▶ [Excerpted data]:

■ ■ ■

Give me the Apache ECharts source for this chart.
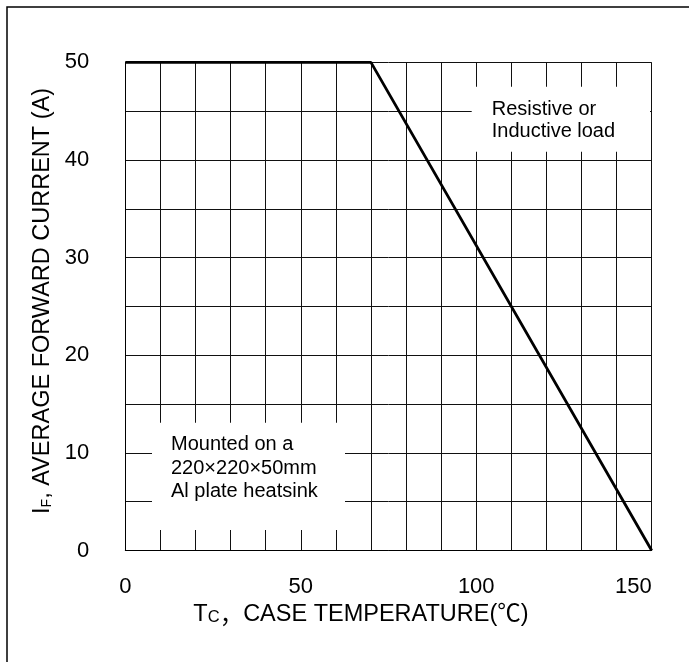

■ ■ ■

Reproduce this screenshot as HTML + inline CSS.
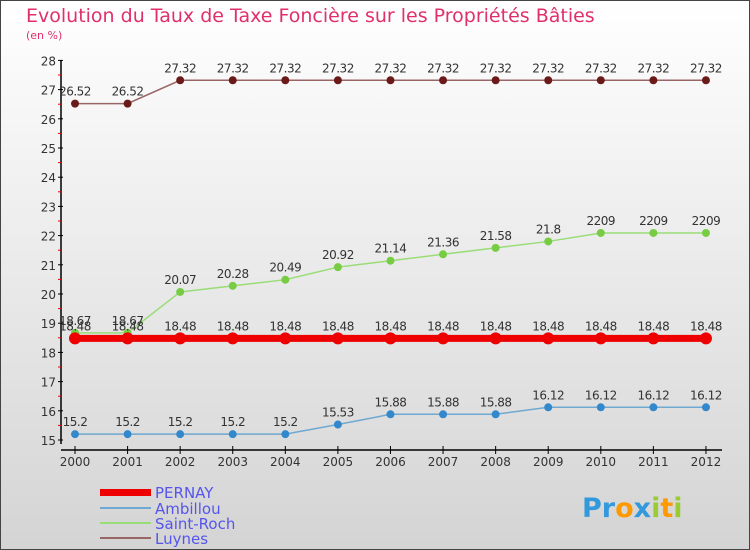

■ ■ ■

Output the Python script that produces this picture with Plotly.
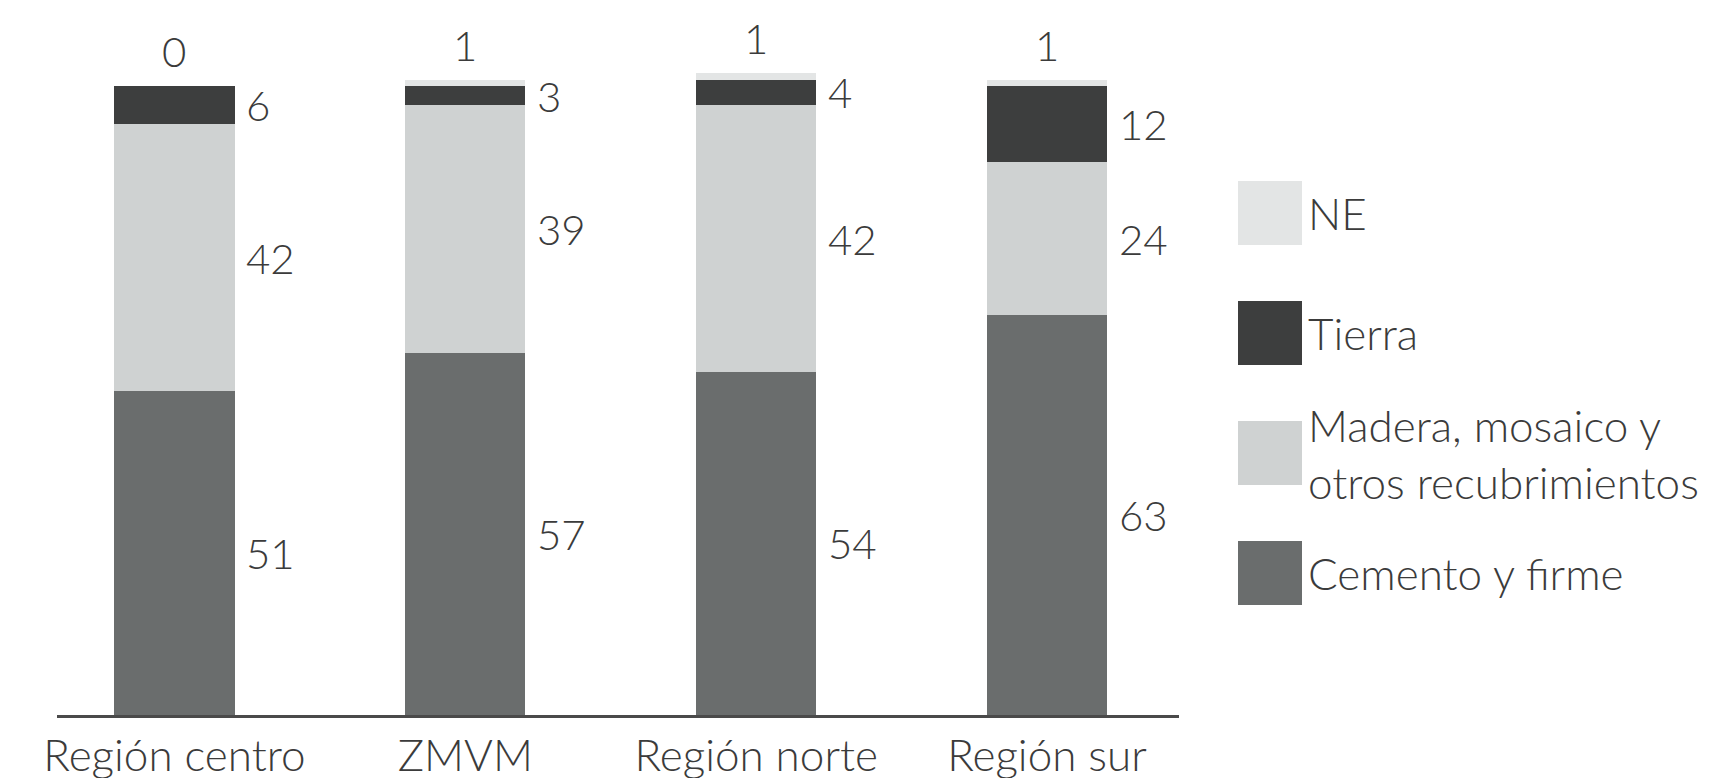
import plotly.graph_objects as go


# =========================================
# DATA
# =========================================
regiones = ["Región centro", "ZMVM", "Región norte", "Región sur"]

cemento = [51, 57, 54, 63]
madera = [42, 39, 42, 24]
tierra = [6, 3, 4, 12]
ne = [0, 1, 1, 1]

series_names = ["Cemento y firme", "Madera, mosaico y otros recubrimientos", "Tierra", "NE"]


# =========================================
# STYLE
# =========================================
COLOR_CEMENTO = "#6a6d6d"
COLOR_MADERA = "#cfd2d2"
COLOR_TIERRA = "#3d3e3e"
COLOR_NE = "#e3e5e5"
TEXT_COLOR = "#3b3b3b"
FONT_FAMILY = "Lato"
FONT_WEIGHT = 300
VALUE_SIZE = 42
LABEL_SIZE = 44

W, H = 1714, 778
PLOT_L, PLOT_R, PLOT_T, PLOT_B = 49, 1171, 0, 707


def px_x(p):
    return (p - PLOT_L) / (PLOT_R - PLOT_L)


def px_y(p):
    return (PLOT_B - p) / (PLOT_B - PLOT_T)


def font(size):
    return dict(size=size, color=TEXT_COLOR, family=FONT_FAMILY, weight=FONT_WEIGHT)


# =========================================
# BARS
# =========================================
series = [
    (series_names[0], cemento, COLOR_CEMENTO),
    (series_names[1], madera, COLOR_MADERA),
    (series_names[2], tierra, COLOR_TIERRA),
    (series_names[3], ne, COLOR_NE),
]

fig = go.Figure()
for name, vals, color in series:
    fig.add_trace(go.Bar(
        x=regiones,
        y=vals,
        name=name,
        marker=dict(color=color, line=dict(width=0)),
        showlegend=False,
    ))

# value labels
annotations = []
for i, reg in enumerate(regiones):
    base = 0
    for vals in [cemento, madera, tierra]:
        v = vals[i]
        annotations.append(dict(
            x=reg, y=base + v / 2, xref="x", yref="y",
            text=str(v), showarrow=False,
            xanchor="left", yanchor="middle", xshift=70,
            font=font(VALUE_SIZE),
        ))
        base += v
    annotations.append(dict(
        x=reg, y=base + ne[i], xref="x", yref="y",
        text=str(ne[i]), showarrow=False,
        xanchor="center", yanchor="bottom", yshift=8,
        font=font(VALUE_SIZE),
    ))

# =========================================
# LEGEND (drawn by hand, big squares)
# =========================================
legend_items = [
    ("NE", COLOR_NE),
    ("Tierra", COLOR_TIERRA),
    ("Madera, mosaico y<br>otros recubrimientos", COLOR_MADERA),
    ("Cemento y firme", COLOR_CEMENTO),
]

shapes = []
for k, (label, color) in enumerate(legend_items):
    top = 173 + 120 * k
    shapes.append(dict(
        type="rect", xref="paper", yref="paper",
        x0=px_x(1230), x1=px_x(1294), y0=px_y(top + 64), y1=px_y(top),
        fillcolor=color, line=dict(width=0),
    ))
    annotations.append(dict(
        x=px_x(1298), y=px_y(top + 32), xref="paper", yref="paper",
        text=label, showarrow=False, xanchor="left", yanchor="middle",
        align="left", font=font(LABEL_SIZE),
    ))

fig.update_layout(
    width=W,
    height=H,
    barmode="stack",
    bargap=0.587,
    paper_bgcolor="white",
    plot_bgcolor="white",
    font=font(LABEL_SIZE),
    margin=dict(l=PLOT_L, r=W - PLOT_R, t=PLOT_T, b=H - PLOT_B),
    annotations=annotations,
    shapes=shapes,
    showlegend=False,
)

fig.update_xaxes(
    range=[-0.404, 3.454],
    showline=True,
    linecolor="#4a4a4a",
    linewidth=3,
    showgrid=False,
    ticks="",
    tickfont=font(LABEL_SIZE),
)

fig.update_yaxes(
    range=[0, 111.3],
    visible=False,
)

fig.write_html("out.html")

■ ■ ■

▶ [Instructions to follow]: Starting at the line containing "Output the Python" and ending at the line containing "import plotly.graph_objects as go", copy those lines exactly, both included, and nothing more. Leave out any picture.

▶ [Worked solution]:
Output the Python script that produces this picture with Plotly.
import plotly.graph_objects as go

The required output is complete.